Como se puede apreciar, los criterios que ha sentado la Corte Suprema en la casación comentada resultan de suma utilidad para comprender la actividad de fiscalización. Reconocer esta finalidad esencialmente preventiva permite delimitar con precisión los deberes y potestades de los funcionarios, los derechos y deberes de los administrados, así como la forma en que debe concluir una fiscalización.

Del mismo modo, resulta interesante que se haya fijado como criterio que la finalidad preventiva busca también evitar un procedimiento sancionador. Sobre la base de este criterio, las autoridades deberían preferir las demás medidas que permite la ley, a saber, las recomendaciones, advertencias o medidas correctivas. La idea detrás de este importante criterio es que no todo incumplimiento debe ser sancionado, no sólo porque existen medidas menos gravosas, sino porque la sola tramitación de un procedimiento sancionador implica un costo que la autoridad debe tomar en cuenta.

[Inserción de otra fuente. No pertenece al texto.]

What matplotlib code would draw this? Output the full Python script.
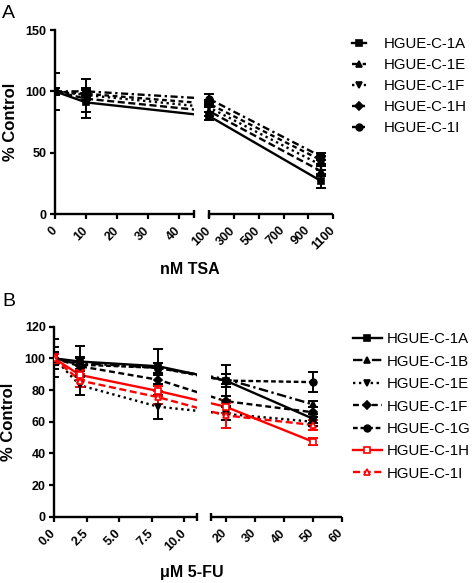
import numpy as np
import matplotlib
matplotlib.use("Agg")
import matplotlib.pyplot as plt
from matplotlib.lines import Line2D

plt.rcParams["font.family"] = ["Liberation Sans", "DejaVu Sans"]

# ---- panel A: TSA ----
tsa_doses = [0, 10, 100, 1000]
tsa_names = ["HGUE-C-1A", "HGUE-C-1E", "HGUE-C-1F", "HGUE-C-1H", "HGUE-C-1I"]
tsa_1a = [100, 91, 80, 27]
tsa_1e = [100, 94, 84, 35]
tsa_1f = [100, 97, 87, 40]
tsa_1h = [100, 98, 90, 44]
tsa_1i = [100, 100, 94, 47]
tsa_1a_err = [15, 8, 3, 6]
tsa_1e_err = [3, 16, 4, 4]
tsa_1f_err = [3, 4, 4, 4]
tsa_1h_err = [3, 3, 3, 3]
tsa_1i_err = [3, 3, 4, 3]
tsa_ticks = [0, 10, 20, 30, 40, 100, 300, 500, 700, 900, 1100]
tsa_yticks = [0, 50, 100, 150]

# ---- panel B: 5-FU ----
fu_doses = [0, 2, 8, 20, 50]
fu_names = ["HGUE-C-1A", "HGUE-C-1B", "HGUE-C-1E", "HGUE-C-1F",
            "HGUE-C-1G", "HGUE-C-1H", "HGUE-C-1I"]
fu_1a = [100, 98, 95, 86, 62]
fu_1b = [100, 97, 94, 87, 71]
fu_1e = [100, 83, 69.5, 65, 60]
fu_1f = [100, 95, 86.5, 73, 66]
fu_1g = [100, 96, 94, 86, 85]
fu_1h = [100, 89.5, 79.4, 69.5, 47.5]
fu_1i = [100, 86, 75.5, 64, 58]
fu_1a_err = [12, 10, 11, 10, 3]
fu_1b_err = [3, 4, 3, 3, 2]
fu_1e_err = [7, 6, 7.5, 4, 3]
fu_1f_err = [4, 3, 3, 3, 3]
fu_1g_err = [3, 4, 3, 4, 6.5]
fu_1h_err = [3, 3, 3, 4, 2]
fu_1i_err = [3, 4, 4, 8, 3]
fu_ticks = [0, 2.5, 5, 7.5, 10, 20, 30, 40, 50, 60]
fu_tick_labels = ["0.0", "2.5", "5.0", "7.5", "10.0", "20", "30", "40", "50", "60"]
fu_yticks = [0, 20, 40, 60, 80, 100, 120]


def seg_pos(x, left_max, right_min, gap, ratio):
    x = np.asarray(x, float)
    return np.where(x <= left_max, x, left_max + gap + (x - right_min) * ratio)


def draw_panel(ax, doses, series, errs, styles, brk, xmax, ticks, tick_labels, ylim, yticks):
    left_max, right_min, gap, ratio = brk
    pos = seg_pos(doses, *brk)
    end = float(seg_pos([xmax], *brk)[0])
    for vals, st in zip(series, styles):
        ax.plot(pos, vals, color=st["color"], ls=st["ls"], lw=1.7, zorder=2)
    ax.axvspan(left_max, left_max + gap, color="white", lw=0, zorder=2.5)
    for vals, err, st in zip(series, errs, styles):
        ax.errorbar(pos, vals, yerr=err, fmt="none", ecolor=st["color"],
                    elinewidth=1.4, capsize=3.5, capthick=1.4, zorder=3)
        ax.plot(pos, vals, ls="none", marker=st["marker"], color=st["color"],
                mfc=st["mfc"], mec=st["color"], ms=st["ms"], mew=1.2, zorder=4)
    ax.set_xlim(0, end)
    ax.set_ylim(*ylim)
    ax.set_yticks(yticks)
    ax.set_yticklabels([str(t) for t in yticks], fontsize=9, fontweight="bold")
    ax.set_xticks(seg_pos(ticks, *brk))
    ax.set_xticklabels(tick_labels, rotation=45, ha="right", va="center",
                       rotation_mode="anchor", fontsize=9, fontweight="bold")
    for s in ["top", "right", "bottom"]:
        ax.spines[s].set_visible(False)
    ax.spines["left"].set_linewidth(1.7)
    ax.tick_params(direction="out", length=3.5, width=1.6, pad=2.5)
    ax.tick_params(axis="x", pad=7)
    tr = ax.get_xaxis_transform()
    for a, b in [(0, left_max), (left_max + gap, end)]:
        ax.plot([a, b], [0, 0], color="black", lw=1.7, transform=tr,
                clip_on=False, zorder=5, solid_capstyle="butt")
    ax.plot([left_max, left_max + gap], [0, 0], ls="none", marker="|", ms=6,
            mew=1.7, color="black", transform=tr, clip_on=False, zorder=5)


fig = plt.figure(figsize=(4.72, 5.83), dpi=100)

# panel A
axA = fig.add_axes([0.1165, 0.6329, 0.5897, 0.3156])
tsa_styles = [
    dict(color="black", ls="-", marker="s", mfc="black", ms=4.8),
    dict(color="black", ls=(0, (3, 1.5)), marker="^", mfc="black", ms=4.8),
    dict(color="black", ls=(0, (1, 1.5)), marker="v", mfc="black", ms=4.8),
    dict(color="black", ls=(0, (2, 1.5)), marker="D", mfc="black", ms=4.4),
    dict(color="black", ls=(0, (3, 1.5, 1, 1.5)), marker="o", mfc="black", ms=4.8),
]
draw_panel(axA, tsa_doses, [tsa_1a, tsa_1e, tsa_1f, tsa_1h, tsa_1i],
           [tsa_1a_err, tsa_1e_err, tsa_1f_err, tsa_1h_err, tsa_1i_err],
           tsa_styles, (45, 100, 4.645, 0.0402), 1100,
           tsa_ticks, [str(t) for t in tsa_ticks], (0, 150), tsa_yticks)

# panel B
axB = fig.add_axes([0.1144, 0.1135, 0.6095, 0.3262])
fu_styles = [
    dict(color="black", ls="-", marker="s", mfc="black", ms=4.8),
    dict(color="black", ls=(0, (4, 1.5, 1, 1.5)), marker="^", mfc="black", ms=4.8),
    dict(color="black", ls=(0, (1, 1.5)), marker="v", mfc="black", ms=4.8),
    dict(color="black", ls=(0, (2.5, 1.5)), marker="D", mfc="black", ms=4.4),
    dict(color="black", ls=(0, (2, 1.2)), marker="o", mfc="black", ms=4.8),
    dict(color="red", ls="-", marker="s", mfc="white", ms=4.8),
    dict(color="red", ls=(0, (3, 1.5)), marker="^", mfc="white", ms=4.8),
]
draw_panel(axB, fu_doses, [fu_1a, fu_1b, fu_1e, fu_1f, fu_1g, fu_1h, fu_1i],
           [fu_1a_err, fu_1b_err, fu_1e_err, fu_1f_err, fu_1g_err, fu_1h_err, fu_1i_err],
           fu_styles, (11, 15, 1.06, 0.2231), 60,
           fu_ticks, fu_tick_labels, (0, 120), fu_yticks)


# legends
def handles(styles):
    return [Line2D([], [], color=s["color"], ls=s["ls"], lw=1.7, marker=s["marker"],
                   mfc=s["mfc"], mec=s["color"], ms=s["ms"], mew=1.2) for s in styles]


fig.legend(handles(tsa_styles), tsa_names, loc="upper left",
           bbox_to_anchor=(0.7458, 0.9366), frameon=False, fontsize=10.8,
           handlelength=0.9, handletextpad=1.2, labelspacing=0.47,
           borderpad=0, borderaxespad=0)
fig.legend(handles(fu_styles), fu_names, loc="upper left",
           bbox_to_anchor=(0.747, 0.430), frameon=False, fontsize=10.8,
           handlelength=1.95, handletextpad=0.35, labelspacing=0.56,
           borderpad=0, borderaxespad=0)

# labels
fig.text(0.0212, 0.7913, "% Control", rotation=90, ha="center", va="center",
         fontsize=12, fontweight="bold")
fig.text(0.017, 0.2767, "% Control", rotation=90, ha="center", va="center",
         fontsize=12, fontweight="bold")
fig.text(0.4015, 0.5369, "nM TSA", ha="center", va="center",
         fontsize=11.5, fontweight="bold")
fig.text(0.4068, 0.0172, "μM 5-FU", ha="center", va="center",
         fontsize=11.5, fontweight="bold")
fig.text(0.004, 0.992, "A", ha="left", va="top", fontsize=14)
fig.text(0.004, 0.4974, "B", ha="left", va="top", fontsize=14)

fig.savefig("out.png", dpi=100)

Se alinea así la Corte Suprema a lo que la doctrina viene postulando. Sin embargo, a diferencia de lo que sucede con la doctrina, el pronunciamiento de la Corte Suprema no puede ser ignorado por la administración pública, pues forma parte de la «jurisprudencia» que, según el artículo V del TUO de la LPAG, es fuente del procedimiento administrativo. Como tal, los criterios antes mencionados necesariamente deben ser aplicados en la fiscalización.

De ahí que sea importante difundir este tipo de pronunciamientos, siguiendo para ello la pauta que nos dejó el maestro García de Enterría en un texto clásico del derecho administrativo («La lucha contra las inmunidades del poder»), en donde se puede leer la siguiente reflexión con la que cierro esta entrega: «Es obligación de todos los juristas el auxiliar a esa gran obra de la jurisprudencia, el facilitarla y abrirla caminos, el animarla en las descubiertas hacia terrenos todavía no por ella recorridos, el organizar y sistematizar sus hallazgos aislados».